REVIEW: Writers and Lovers by Lily King

In brief: All that’s holding Casey together is the novel she’s been writing. She’s lost her mum, her relationship has ended and she’s a waitress in her thirties. But then two very different men enter her life…

The good: It’s honest, gripping and relatable.

The not-so-good: I read it in a couple of days (it was that good).

Why I chose it: Several recommendations from people whose book tastes I trust.

Year: 2020

Pages: 324

Publisher: Picador (Pan Macmillan)

Setting: America

Rating: 10 out of 10

Writers and Lovers is an incredibly moreish book – once you start to read, you just can’t stop. It has a spellbinding quality to it, even though the storyline isn’t 100% original. It’s just in the way the story is told.

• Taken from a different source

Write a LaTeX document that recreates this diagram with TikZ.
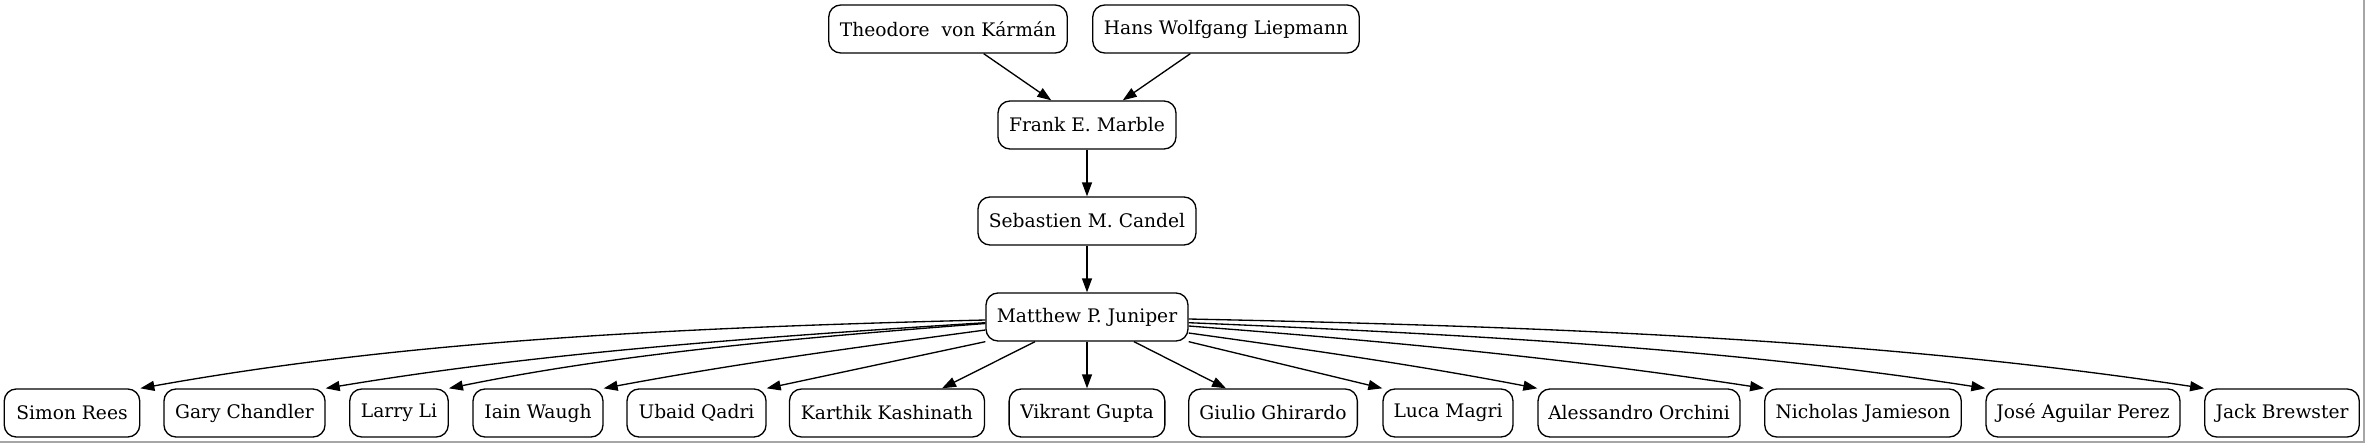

The novel is about Casey, who is living in a shed trying to make ends meet as a waitress. Her passion is for writing, but she’s been working on the same novel for six years and it’s still not finished. Her relationship has crumbled and her mother has died unexpectedly. Casey is lost and barely hanging on emotionally and financially. Her solaces are small – with the friends she has left in town (the others having married and/or moved away) and the ducks that gather on the river. But things are slowly looking up and there are glimmers of hope. She meets Silas and things look promising until he disappears suddenly. He has things going on and at 31, Casey is weary of all the games. She’s falling apart physically (there is a ‘so-frustrating-it’s-amusing’ subplot on the absurdities of American health care) too but has to hang on to a job that’s becoming untenable for the health insurance. That’s when Oscar comes on to the scene. An older man and a writer to boot, he comes with baggage of a different sort – children (who are adorable), grief and experience. Suddenly Casey is caught between two men and things are starting to look up for her personally. Who should she choose?

What gradually comes to light as the novel progresses is that the story is not set in the days of mobile phones and internet. It’s set somewhere in the 1990s and Casey is reliant on two things for communication – her answering machine at home and getting messages at the restaurant where she works. It’s a nice little quirk for missed connections, waiting to speak to someone and just generally not being in contact 24/7. It also means that everyone is a lot more present and wanting to meet up in person – or even speak on the phone! Apart from this, the novel doesn’t seem dated by the setting. (If anything, it feels very fresh – the concepts might be familiar but the writing is superb).

Casey is a character with hidden depths. She’s a writer, and a frustrated one at that, feeling left behind by her peers almost like a fraud. She’s also hurting with the loss of her mother, which leads her to ask some questions at inappropriate times. She feels lost and adrift and this translates well to the page, especially when Casey is faced with conflict. There’s a great scene with her father in the restaurant that is both awkward and disgusting in equal measures. King is great at making the reader feel what Casey is going through. You can’t help but support her, even when she makes some silly decisions.

Writers and Lovers is a wonderful read with a great rhythm, almost mesmerising. I dare anyone to be able to put it down.